Fertilizer distribution has traditionally been done by government. But Kenya’s distribution chain has been bereft with delayed and inconsistent supply, exorbitant and exploitative prices and uncoordinated supply chain. A government subsidy programme meant to correct this has only complicated matters. Farmers who were meant to access the fertilizers in time at a reduced price to motivate them to grow more have never known peace with the subsidy. The delay in accessing the fertilizers by the farmers has meant late planting which ultimately takes a toll on yields, further aggravating the food security situation in the country. Unscrupulous middlemen, keen on exploiting the farmers, also buy the fertilizer at the subsidized price and repackage it selling it at a higher price.
This even as statistics show Kenya, and in extension Africa, lags behind in fertilizer use, which explains low productivity in the fields. Kenya‘s average fertilizer application rate is 13 kilograms per hectare compared with an average of 94 kilograms per hectare in other developing countries. This even as it emerges that low soil fertility and poor use of fertilizers is the key source of depressed yields in the country.
A report by Kenya Plant Health Inspectorate Service (KEPHIS) for example shows Western, Central, parts of Nyanza and Rift Valley provinces have 7.5 million Hectares of land which are highly acidic. This is occasioned by leaching of nutrients during heavy rains, continuous cultivation and miss-application of fertilizers which offset acid compounds.
Bridgenet Africa another research body, places delayed fertilizer distribution to farmers as among the causes of the 2009 drought that placed over 10 million Kenyans under food relief and led the then President Mwai Kibaki to declare it a national disaster.
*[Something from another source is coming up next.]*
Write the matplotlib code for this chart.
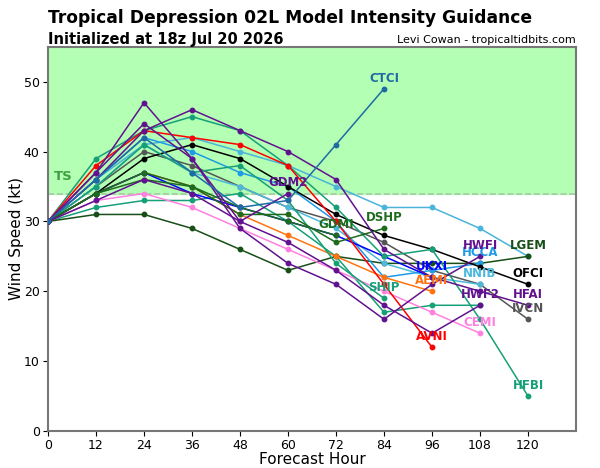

In a shocking revelation recently farmers in the country's food baskets said they have never seen or come across any subsidized fertilizer and infact had decided to buy their own following multiple delays in planting as they waited for the government subsidy. The subsidy has never benefitted the very same people it set out to benefit the small holder farmers.
Agro input company Elgon Kenya Limited has now started packaging and distributing the fertilizer. Under the brand name Elgon Thabiti, the three flagship fertilizers, Thabiti DAP, Thabiti CAN and Thabiti Urea, meant for wheat, barley, vegetables and sugarcane, now means farmers can access the fertilizers in time to continue with their food production “As key industry players in the Kenyan agricultural sector and having interacted with our farmers over time we feel it is our duty to facilitate a sweat free farming experience for these farmers. We have noticed with a lot of concern how badly the fertilizer distribution channels in the country are arranged. We feel we need to step in and play our part with the packaging and selling of these world class fertilizers,” said Nelson Maina Head of Communication at Elgon Kenya.